I have wanted to study in Spain since my first Spanish class in seventh grade. Eight years later, I am in Madrid, and it is a dream come true.
I am passionate about languages, so being in a country where I get to immerse myself among the speakers of another language is fantastic.
Upon arrival in Madrid, IP students stay in the university's residence halls for two weeks while they look for their own housing. We still reminisce about our times in the residence halls. We all loved living on the same floor, and it was a great way to bond early in our stay.
We got some advice on house hunting during an orientation held in the residence halls, but after that we were on our own. Looking for an apartment in a foreign country can be tricky, to say the least, due to the language barrier. The most important thing is to be proactive but not stress out or rush the process. I found a piso compartido, or shared apartment, with three other IP students.
I discovered the benefits of public transportation early on in my stay. Although there are lots of cars in the city, many commuters, students, and others elect to hop on the metro or take a bus to their destination. With an affordable monthly pass, I have unlimited access to Madrid's public transportation.
Madrid's many neighborhoods are diverse in architecture, people and overall atmosphere. Every section of the city has its own special feature. The neighborhood of La Latina, for example, has a fantastic outdoor flea market called the rastro.
No trip to Spain is complete without a bullfight, or corrida de toros. Madrid has a beautiful stadium, and the tickets cost us about as much as a movie does in America.
Although bullfighting is an older tradition, soccer, or fútbol, as it's called here, has earned its place as Spain's national pastime. Madrid's most popular soccer team, Real Madrid, played AC Milan, and my friends and I decided to go watch the game at a cafetería, or café/bar, near the stadium to be closer to the action.
Perhaps one of the best ways to experience Spanish culture is through its food. Madrid is brimming with restaurants, most of which serve traditional Spanish cuisine. Cured meats are a specialty, as are shellfish, cheeses, and delicious baked goods.
International Programs has enabled us to see much more of Spain than just Madrid. We have already had group excursions to the cities of Segovia and Toledo as well as to the region of Extremadura. These cities are overflowing with history, including remnants of the Roman presence in Spain as well as the reign of Isabel and Fernando.

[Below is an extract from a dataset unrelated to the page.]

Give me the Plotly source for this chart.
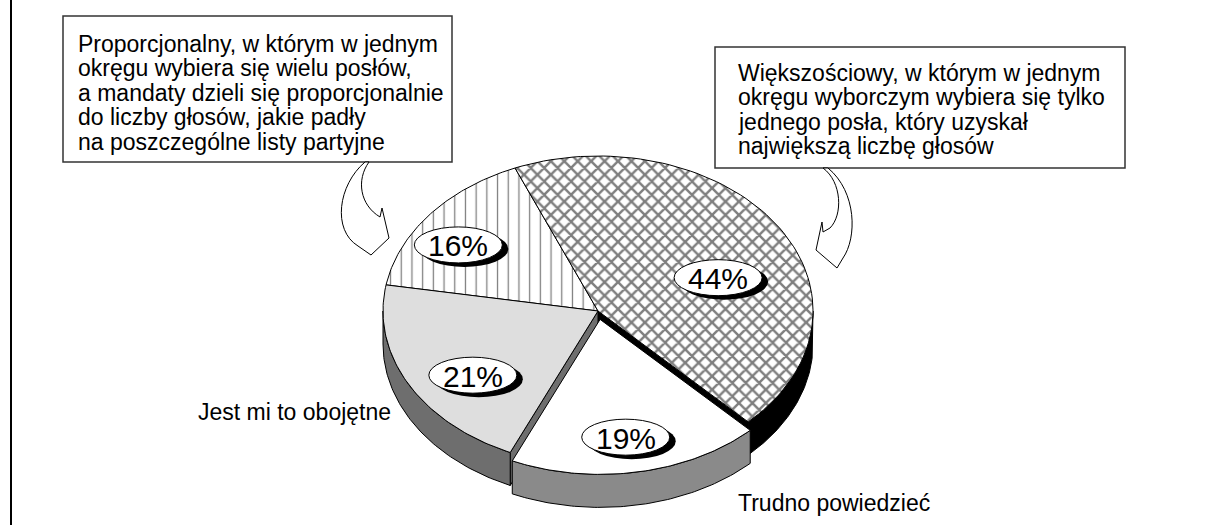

As part of our trip to Toledo, we took a detour and visited the famous molinos de viento, or windmills, described in Miguel de Cervantes' Don Quijote. This is just one example of how my studies of Spanish language, literature and culture have come alive during my stay here.
Another perk of studying abroad in Europe is the ease with which you can travel to other countries. Flights are often affordable, and you can be in a completely different place with its own language, food, and customs and back home again in a single weekend. So far, I have been to Italy and Portugal. This picture features the typical tourist pose in front of the Leaning Tower of Pisa.
Although my friends and I have managed to experience lots of amazing things outside of the classroom, school is still a very important part of my day. The Universidad Complutense de Madrid houses the IP Madrid program. Our classes are conducted entirely in Spanish by Spanish faculty and are comprised of students from all over the United States. We don't have many small assignments, so individual tests and final papers count for much more.
Although my time here is far from over, I have learned more about Spanish culture than I could have ever imagined. Perhaps more importantly, this time out of my comfort zone has encouraged me to grow immensely as a person. I am sure that this experience will continue to expand my horizons, and I look forward to making many more memories here in Madrid.